● PROBLEM TO SOLVE: Transcribe all of the data exactly. Omit the pictures.

* BEGIN *

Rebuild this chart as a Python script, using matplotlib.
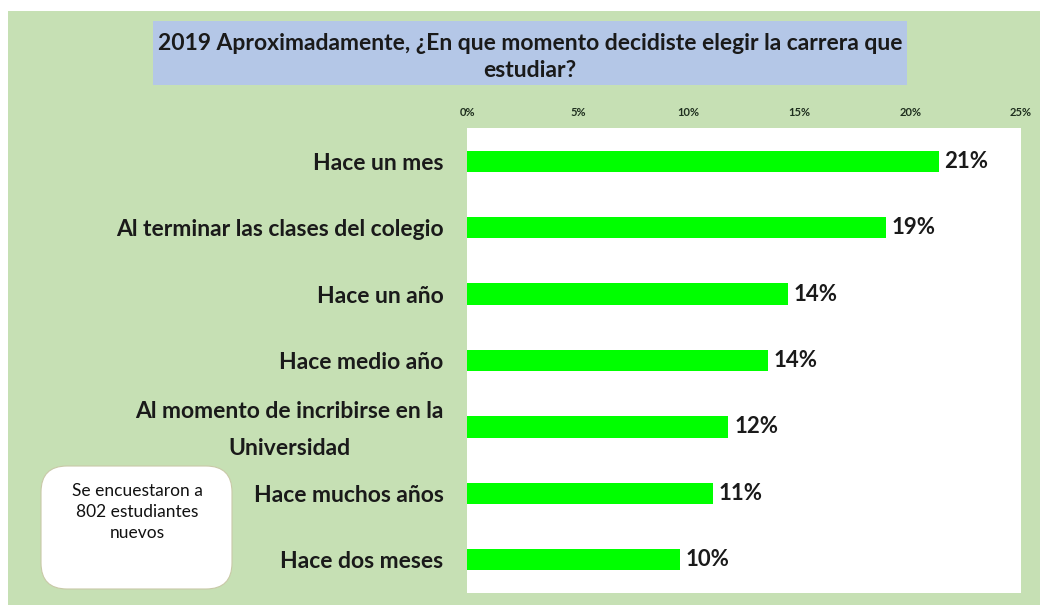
import matplotlib
matplotlib.use("Agg")
import matplotlib.pyplot as plt
from matplotlib.patches import Rectangle, FancyBboxPatch
from matplotlib.transforms import ScaledTranslation

plt.rcParams['font.family'] = ['Lato', 'DejaVu Sans']

categories = [
    "Hace un mes",
    "Al terminar las clases del colegio",
    "Hace un año",
    "Hace medio año",
    "Al momento de incribirse en la\nUniversidad",
    "Hace muchos años",
    "Hace dos meses",
]
values = [21.3, 18.9, 14.5, 13.6, 11.8, 11.1, 9.6]
value_labels = ["21%", "19%", "14%", "14%", "12%", "11%", "10%"]
xticks = [0, 5, 10, 15, 20, 25]
xtick_labels = ["0%", "5%", "10%", "15%", "20%", "25%"]
title = "2019 Aproximadamente, ¿En que momento decidiste elegir la carrera que\nestudiar?"
note = "Se encuestaron a\n802 estudiantes\nnuevos"

W, H = 1040, 605
fig = plt.figure(figsize=(W / 100, H / 100), dpi=100)
fig.patch.set_facecolor("white")

def fx(px):
    return px / W

def fy(py):
    return 1 - py / H

# green background panel
fig.patches.append(Rectangle((fx(8), 0), 1 - fx(8), fy(11), transform=fig.transFigure,
                             facecolor="#c6e0b4", edgecolor="none", zorder=-3))
# title box
fig.patches.append(Rectangle((fx(153), fy(85)), fx(907) - fx(153), fy(21) - fy(85),
                             transform=fig.transFigure, facecolor="#b4c7e7",
                             edgecolor="none", zorder=-2))
fig.text(fx(530), fy(57), title, ha="center", va="center", fontsize=16.5,
         fontweight="bold", color="#1a1a1a", linespacing=1.3, zorder=2)

ax = fig.add_axes([fx(467), fy(593), fx(1021) - fx(467), fy(128) - fy(593)])
ax.set_zorder(1)
ax.set_facecolor("white")
ypos = list(range(len(categories)))
bars = ax.barh(ypos, values, height=0.32, color="#00ff00", zorder=3)
ax.set_xlim(0, 25)
ax.set_ylim(len(categories) - 0.5, -0.5)
ax.set_yticks(ypos)
ax.set_yticklabels(categories, fontsize=16.5, fontweight="bold", color="#1a1a1a",
                   linespacing=1.9, multialignment="center")
ax.tick_params(axis="y", length=0, pad=17)
for lab in ax.get_yticklabels():
    if "\n" in lab.get_text():
        lab.set_transform(lab.get_transform() + ScaledTranslation(0, 0.065, fig.dpi_scale_trans))
ax.xaxis.tick_top()
ax.set_xticks(xticks)
ax.set_xticklabels(xtick_labels, fontsize=8, fontweight="bold", color="#1f2f1f")
ax.tick_params(axis="x", length=0, pad=7.5)
for s in ax.spines.values():
    s.set_visible(False)
ax.bar_label(bars, labels=value_labels, padding=4, fontsize=16, fontweight="bold",
             color="#1a1a1a")

# note box
box = FancyBboxPatch((fx(41), fy(589)), fx(232) - fx(41), fy(466) - fy(589),
                     boxstyle="round,pad=0.0,rounding_size=0.025",
                     transform=fig.transFigure, facecolor="white",
                     edgecolor="#c9c9a8", linewidth=0.8, zorder=2,
                     mutation_aspect=W / H)
fig.patches.append(box)
fig.text(fx(137), fy(512), note, ha="center", va="center", fontsize=12.5,
         color="#111111", linespacing=1.42, zorder=3)

fig.savefig("out.png", dpi=100, facecolor=fig.get_facecolor())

* END *

● RESULT BELOW:
Rebuild this chart as a Python script, using matplotlib.
import matplotlib
matplotlib.use("Agg")
import matplotlib.pyplot as plt
from matplotlib.patches import Rectangle, FancyBboxPatch
from matplotlib.transforms import ScaledTranslation

plt.rcParams['font.family'] = ['Lato', 'DejaVu Sans']

categories = [
    "Hace un mes",
    "Al terminar las clases del colegio",
    "Hace un año",
    "Hace medio año",
    "Al momento de incribirse en la\nUniversidad",
    "Hace muchos años",
    "Hace dos meses",
]
values = [21.3, 18.9, 14.5, 13.6, 11.8, 11.1, 9.6]
value_labels = ["21%", "19%", "14%", "14%", "12%", "11%", "10%"]
xticks = [0, 5, 10, 15, 20, 25]
xtick_labels = ["0%", "5%", "10%", "15%", "20%", "25%"]
title = "2019 Aproximadamente, ¿En que momento decidiste elegir la carrera que\nestudiar?"
note = "Se encuestaron a\n802 estudiantes\nnuevos"

W, H = 1040, 605
fig = plt.figure(figsize=(W / 100, H / 100), dpi=100)
fig.patch.set_facecolor("white")

def fx(px):
    return px / W

def fy(py):
    return 1 - py / H

# green background panel
fig.patches.append(Rectangle((fx(8), 0), 1 - fx(8), fy(11), transform=fig.transFigure,
                             facecolor="#c6e0b4", edgecolor="none", zorder=-3))
# title box
fig.patches.append(Rectangle((fx(153), fy(85)), fx(907) - fx(153), fy(21) - fy(85),
                             transform=fig.transFigure, facecolor="#b4c7e7",
                             edgecolor="none", zorder=-2))
fig.text(fx(530), fy(57), title, ha="center", va="center", fontsize=16.5,
         fontweight="bold", color="#1a1a1a", linespacing=1.3, zorder=2)

ax = fig.add_axes([fx(467), fy(593), fx(1021) - fx(467), fy(128) - fy(593)])
ax.set_zorder(1)
ax.set_facecolor("white")
ypos = list(range(len(categories)))
bars = ax.barh(ypos, values, height=0.32, color="#00ff00", zorder=3)
ax.set_xlim(0, 25)
ax.set_ylim(len(categories) - 0.5, -0.5)
ax.set_yticks(ypos)
ax.set_yticklabels(categories, fontsize=16.5, fontweight="bold", color="#1a1a1a",
                   linespacing=1.9, multialignment="center")
ax.tick_params(axis="y", length=0, pad=17)
for lab in ax.get_yticklabels():
    if "\n" in lab.get_text():
        lab.set_transform(lab.get_transform() + ScaledTranslation(0, 0.065, fig.dpi_scale_trans))
ax.xaxis.tick_top()
ax.set_xticks(xticks)
ax.set_xticklabels(xtick_labels, fontsize=8, fontweight="bold", color="#1f2f1f")
ax.tick_params(axis="x", length=0, pad=7.5)
for s in ax.spines.values():
    s.set_visible(False)
ax.bar_label(bars, labels=value_labels, padding=4, fontsize=16, fontweight="bold",
             color="#1a1a1a")

# note box
box = FancyBboxPatch((fx(41), fy(589)), fx(232) - fx(41), fy(466) - fy(589),
                     boxstyle="round,pad=0.0,rounding_size=0.025",
                     transform=fig.transFigure, facecolor="white",
                     edgecolor="#c9c9a8", linewidth=0.8, zorder=2,
                     mutation_aspect=W / H)
fig.patches.append(box)
fig.text(fx(137), fy(512), note, ha="center", va="center", fontsize=12.5,
         color="#111111", linespacing=1.42, zorder=3)

fig.savefig("out.png", dpi=100, facecolor=fig.get_facecolor())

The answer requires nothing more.